I’m running because it’s the only way I would see these streets with just the tiniest hint of how someone who lives here might. Narrow sidewalks, having to veer constantly into the traffic when someone has pushed the boundaries of their property right to the edge of the road. The heat of midday, where a man is sleeping in a bus shelter, his fancy running shoes on the ground beside him.

I’m running never more than 100m from the ocean on this road, but I only see it in tiny glimpses, the wall of hotels and big houses sealing off the view. Down one idyllic lane, I see the ocean gesturing…. and a man is efficiently peeing against a wall. I notice the proliferation of Canadian banks, and global fast food places, and the number of places that have the same style signage as the place we’re staying. One local sign maker, I guess.

I’m running, looking for the boardwalk I was told was down here, and I see it behind a KFC. I’ve been running five km already, and I was planning on 7 — and I finally find true paradise, wide big waves, finally out of the traffic, my water bottle empty, my body aching with the heat. At the end of the boardwalk, I know I’m courting sunstroke, so I walk up a few steps to the pool deck of a fancy hotel and ask a server if I can please have some water.
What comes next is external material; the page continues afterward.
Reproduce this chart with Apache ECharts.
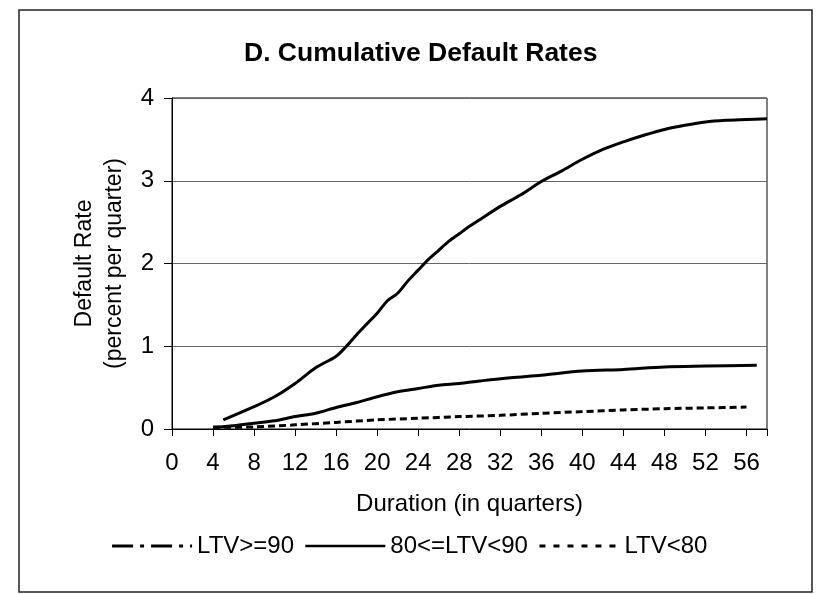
<!DOCTYPE html>
<html>
<head>
<meta charset="utf-8">
<script src="https://cdn.jsdelivr.net/npm/echarts@6/dist/echarts.min.js"></script>
<style>
html,body{margin:0;padding:0;background:#fff;}
#chart{width:818px;height:594px;}
</style>
</head>
<body>
<div id="chart"></div>
<script>
// Data
var seriesNames = ['LTV>=90', '80<=LTV<90', 'LTV<80'];

var ltv90Quarters = [5, 8, 10, 12, 14, 16, 17, 18, 19, 20, 21, 22, 23, 24, 25, 26, 27, 28, 29, 30, 32, 34, 36, 38, 40, 42, 44, 46, 48, 50, 52, 54, 56, 58];
var ltv90Values   = [0.11, 0.27, 0.39, 0.55, 0.74, 0.88, 1.0, 1.14, 1.27, 1.40, 1.55, 1.64, 1.79, 1.92, 2.05, 2.16, 2.27, 2.36, 2.45, 2.53, 2.69, 2.83, 2.99, 3.12, 3.26, 3.38, 3.47, 3.55, 3.62, 3.67, 3.71, 3.73, 3.74, 3.75];

var ltv8090Quarters = [4, 6, 8, 10, 12, 14, 16, 18, 20, 22, 24, 26, 28, 30, 33, 36, 40, 44, 48, 52, 57];
var ltv8090Values   = [0.02, 0.04, 0.07, 0.10, 0.15, 0.19, 0.26, 0.32, 0.39, 0.45, 0.49, 0.53, 0.55, 0.58, 0.62, 0.65, 0.70, 0.72, 0.75, 0.76, 0.77];

var ltv80Quarters = [4, 8, 12, 16, 20, 24, 28, 32, 36, 40, 44, 48, 52, 56];
var ltv80Values   = [0.02, 0.025, 0.05, 0.08, 0.11, 0.13, 0.15, 0.165, 0.19, 0.21, 0.23, 0.245, 0.255, 0.265];

var yTicks = [0, 1, 2, 3, 4];

function pairs(q, v) { return q.map(function (x, i) { return [x, v[i]]; }); }

var FONT = '"Liberation Sans", Arial, Helvetica, sans-serif';
var chart = echarts.init(document.getElementById('chart'), null, {renderer: 'canvas'});

chart.setOption({
  animation: false,
  backgroundColor: '#fff',
  textStyle: {fontFamily: FONT, color: '#000'},
  graphic: [{
    type: 'rect',
    shape: {x: 19, y: 10, width: 793, height: 582},
    style: {fill: 'none', stroke: '#222', lineWidth: 1.5},
    silent: true
  }],
  title: {
    text: 'D. Cumulative Default Rates',
    left: 239, top: 35,
    textStyle: {fontFamily: FONT, fontSize: 26.5, fontWeight: 'bold', color: '#000'}
  },
  grid: {
    left: 172, right: 51, top: 98, bottom: 165,
    show: true, borderColor: '#000', borderWidth: 1, backgroundColor: 'transparent'
  },
  legend: {
    bottom: 31, left: 'center',
    itemWidth: 80, itemHeight: 14, itemGap: 10,
    textStyle: {fontFamily: FONT, fontSize: 24, color: '#000'},
    itemStyle: {color: 'rgba(0,0,0,0)', borderWidth: 0, opacity: 0},
    data: [
      {name: seriesNames[0], lineStyle: {type: [21, 7, 4, 7], width: 3, color: '#000'}},
      {name: seriesNames[1], lineStyle: {type: 'solid', width: 2.5, color: '#000'}},
      {name: seriesNames[2], lineStyle: {type: [6, 8], width: 3, color: '#000'}}
    ]
  },
  xAxis: {
    type: 'value', min: 0, max: 58, interval: 4,
    name: 'Duration (in quarters)', nameLocation: 'middle', nameGap: 63,
    nameTextStyle: {fontFamily: FONT, fontSize: 24, color: '#000'},
    axisLine: {show: true, lineStyle: {color: '#000', width: 1}},
    axisTick: {show: true, inside: false, length: 7, lineStyle: {color: '#000'}},
    axisLabel: {
      fontFamily: FONT, fontSize: 24, color: '#000', margin: 22,
      formatter: function (v) { return v % 4 === 0 ? String(v) : ''; }
    },
    splitLine: {show: false}
  },
  yAxis: {
    type: 'value', min: yTicks[0], max: yTicks[yTicks.length - 1], interval: 1,
    name: 'Default Rate\n(percent per quarter)', nameLocation: 'middle', nameGap: 42, nameRotate: 90,
    nameTextStyle: {fontFamily: FONT, fontSize: 23, color: '#000', lineHeight: 30},
    axisLine: {show: true, lineStyle: {color: '#000', width: 1}},
    axisTick: {show: true, inside: false, length: 8, lineStyle: {color: '#000'}},
    axisLabel: {fontFamily: FONT, fontSize: 24, color: '#000', margin: 18},
    splitLine: {show: true, lineStyle: {color: '#666', width: 1}}
  },
  series: [
    {
      name: seriesNames[0], type: 'line', smooth: 0.3, symbol: 'none',
      data: pairs(ltv90Quarters, ltv90Values),
      lineStyle: {color: '#000', width: 3, type: 'solid'},
      itemStyle: {color: '#000'}
    },
    {
      name: seriesNames[1], type: 'line', smooth: 0.3, symbol: 'none',
      data: pairs(ltv8090Quarters, ltv8090Values),
      lineStyle: {color: '#000', width: 3, type: 'solid'},
      itemStyle: {color: '#000'}
    },
    {
      name: seriesNames[2], type: 'line', smooth: 0.3, symbol: 'none',
      data: pairs(ltv80Quarters, ltv80Values),
      lineStyle: {color: '#000', width: 3, type: [7, 4]},
      itemStyle: {color: '#000'}
    }
  ]
});
</script>
</body>
</html>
She brings an iced pitcher.  I express my gratitude, conscious of the privilege of looking like a white tourist, knowing that the guy selling bracelets on the beach can’t truck up here, wild-eyed and sweaty, and be greeted with ice water and encouragement.

I’m running, the last kilometre or so, counting up the places I’ve been lucky enough to run. All over Canada and the US, in the desert and in cool ominous mountains. Iceland, Norway, Prague, Rome, the Philippines, Uganda. Cornered by wild dogs in the ancient plains of Bagan in Myanmar. The incredible panorama of the ocean in Capetown where I had to beg a stranger for sunblock, the long dirt road in the Pantanal in Brazil where caimans — a kind of alligator — crowded close to the edge of the road, looking at me. The uneven streets of Kigali, Rwanda, where I tripped and hurt my knee. Getting lost my first day in Auckland, befuddled with jet lag. Laos, Vietnam, Germany. All of the places, windy and hot and frozen and drizzly, all new, trotted through on foot, absorbed and felt and explored. Every one of those runs suffused with recognition of how lucky I am to have the life I do.

]I’m running, not fast, and there is a lot of aching. I’m 52, and I’ve slowed down. I ate way too much last night at the fish fry and my blood was thick with the sweetness of a couple of rum and cokes. But when I stop, and get on the bus filled with locals to head back, apologizing for my sweatiness, bare shoulders, I feel I found something I can’t find bobbing in that glorious ocean, sitting on the beach.

Back at the place we are staying, I play with Ivan, one of the twins. He rolled completely over by himself for the first time this morning. He’s frustrated, wanting more from his body than his body is delivering right now.  We eat beans and rice and salted fish, and dip in the ocean.  Later there will be ice cream.